I don't have the specialized expertise to venture an answer to your
question, but I suspect that this linked site will be a useful
reference for another researcher who wants to give it a try:

Milestones in the History of Thematic Cartography, Statistical
Graphics, and Data Visualization; An illustrated chronology of
innovations
by Michael Friendly and Daniel J. Denis 
http://www.math.yorku.ca/SCS/Gallery/milestone/index.html


This page is interesting, as well:

Cabinet Magazine, Issue 13 Spring 2004:A Timeline of Timelines 
Sasha Archibald & Daniel Rosenberg 
http://www.cabinetmagazine.org/issues/13/timeslines.php
Subject: Re: Description of Rene Descartes's founding contribution to making charts.
From: omnivorous-ga on 25 Jan 2005 12:00 PST
 
Lee42 --

Edward Tufte's book "The Visual Display of Quantitative Information"
is not exhaustive but contents that J.H. Lambert (1728)-1777), a
Swiss-German scientist/mathematician, and William Playfaire
(1759-1823), an English economist, invented what he terms "modern
graphical designs," including the first known time series (with X- and
Y- axes).  He claims that Playfair's "The Commercial and Political
Atlas," published in London during 1786 was the first instance of time
series charting.

Descartes doesn't merit a mention in Tufte's 1983 book.

Best regards,

Omnivorous-GA
Subject: Re: Description of Rene Descartes's founding contribution to making charts.
From: mathtalk-ga on 27 Jan 2005 20:18 PST
 
It's common knowledge (and surprisingly perhaps, true) that the X/Y
coordinates for points in a plane were formally introduced by
Descartes in one of the three appendixes (Geometry) to his "Discourse
on the Method of Properly Conducting One's Reason and of Seeking the
Truth in the Sciences".  The four parts were published together as his
first major work, Philosophical Essays, in 1637.

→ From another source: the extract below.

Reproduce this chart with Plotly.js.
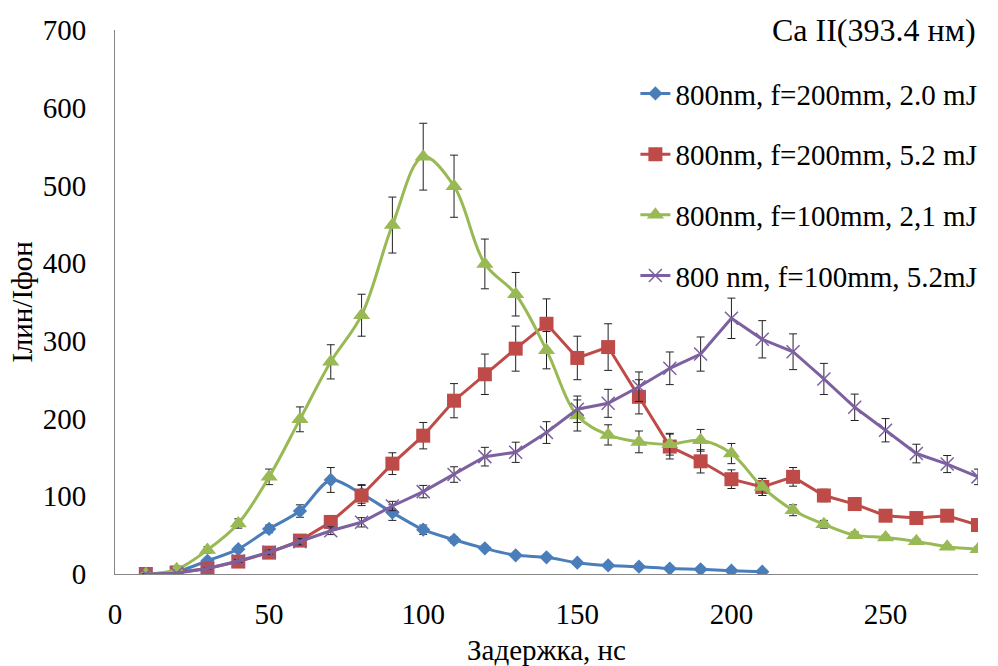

By one account, probably apocryphal, the invention of "Cartesian
coordinates" as they became known was spurred by observations of a fly
on the ceiling:

[Did you know... ?]
http://www.ualr.edu/~lasmoller/descartes.html

However it happened, this appendix on (analytic) geometry was by far
the most important of the appendixes (the other two were on optics and
on weather).

The modern perspective on this work by Descartes is apt to emphasize
its signal opportunity to address geometric problems by algebraic
methods.  Since then the hybrid of geometric and algebraic techniques
has been amazingly fruitful, but it would be stretching things to
claim that Descartes championed the "visual design" aspects of
rectangular coordinate systems as a way of communicating more
effectively.

[René Descarte -- Wikipedia]
http://en.wikipedia.org/wiki/Ren%E9_Descartes

The use of two-dimensional coordinates to describe physical layouts
goes back in history to ancient Egypt, Babylonia, and China. 
Descartes contribution was to synthesize the geometry of the plane
with equations in both general and specific ways.  I suspect that as
other Commenters point out, the analogous visual treatment of time as
a dimension lay in the future, though it was doubtless an inevitable
innovation given the success of Descartes in promoting his "method".